Google is taking the lead again, with Percolator (2010):
In 2010, google has published another paper, describing what’s called Percolator, which is taking online processing one step further, and provide what was called Triggers, in the traditional RDBMs, see the following figure :
The idea behind percolator, is that instead of waiting till the end of the day, to update the data stores, the percolator system, will define trigger-like logic, that’s on data change in one row in a data store, the change is percolated through the System, to all other related data stores.
Has any body else provided a free “Percolator-like” system :
Although Cassandra has promised to provide a trigger functionality soon, they’ve not done so yet, but other similar ideas was introduced like Yahoo’s S4 (which is Apache project now), which is introducing a similar functionality to Percolator, but it’s not very integrated with the data stores, and is providing external monitoring for events to update data stores based on them, and also a System called Storm, provided to the community by Twitter, which it’s main focus is providing out-of-the-box support, for handling incoming stream of tweets, and update a data-store as appropriate, but still not the same thing provided by percolator.
Google again! , introducing Pregel (2010):
Both patch processing systems like hadoop and online data stores, fail when it comes to the need to process data having a graph nature (like friends network, or web sites relation ships), and that’s what Pregel doing, it provides support for such types of processing,
Another interesting idea from Google, Dremel (2010):
After the introduction of online data-stores (BigTable…etc), here comes the need for online data processing, Dremel, which provides a tree like structure for query processing, and take a column based approach to pass the data through the tree, so that instead of moving every thing across the tree, only the needed data is passed, then Google has provided a hosted service called BigQuery, which is providing real-time analytics based on Dremel.

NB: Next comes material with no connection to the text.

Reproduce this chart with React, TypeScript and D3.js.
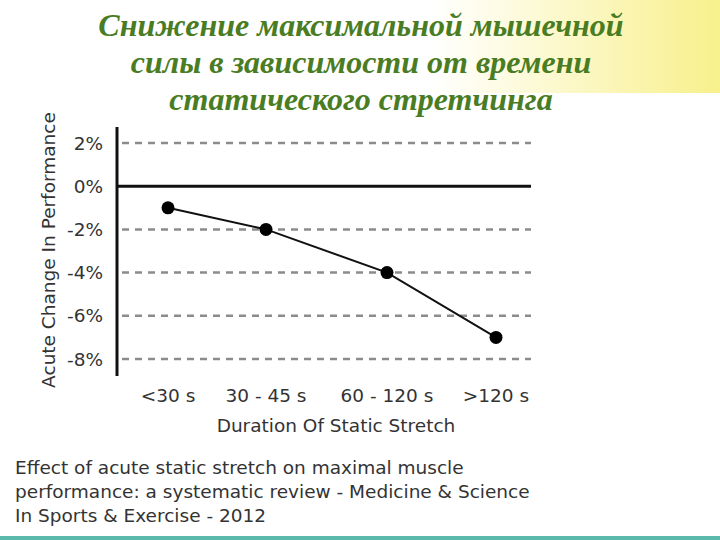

Not only google, SAP was here too, SAP HANA (2010):
Around the same time, Dremel was announced, SAP also has announced a similar online processing service called SAP HANA and provided it as a hosted service also, but as part of a complete data analysing and processing suite.
Spark stack :
Spark has also provided it’s own stack, which is parallel to Hadoop’s stack, but claiming to be more than 10x faster, due to depending more on memory and optimising the communication layer, it provides the following components :
Shark (Hive like implementation)
Mlib (Machine Learning)
GraphX (Pregel-like graph processing)
Other Names :
Those aren’t every thing, a lot of other names and system has emerged too :
Facebook’s Skuba (Dremel like realtime-DB)
Gigraph (Pregel like, graph processing tool)
And a lot more others, which you can find in the following link :
The point from the article is highlighting the history of the tools we use today to process and analyse BigData, it’s not a complete map of the available tool (although I intend to provide such map soon).
The point that should be clear from this article, is that, BigData is not only about Hadoop, it’s way more than that.
organisations and people intending to learn and leverage BigData Analytics should recognise that fact, and recognise that although Hadoop is one of the oldest and most mature tools out there, it has a limited real need, and a lot other variations can be leveraged to achieve maximum performance.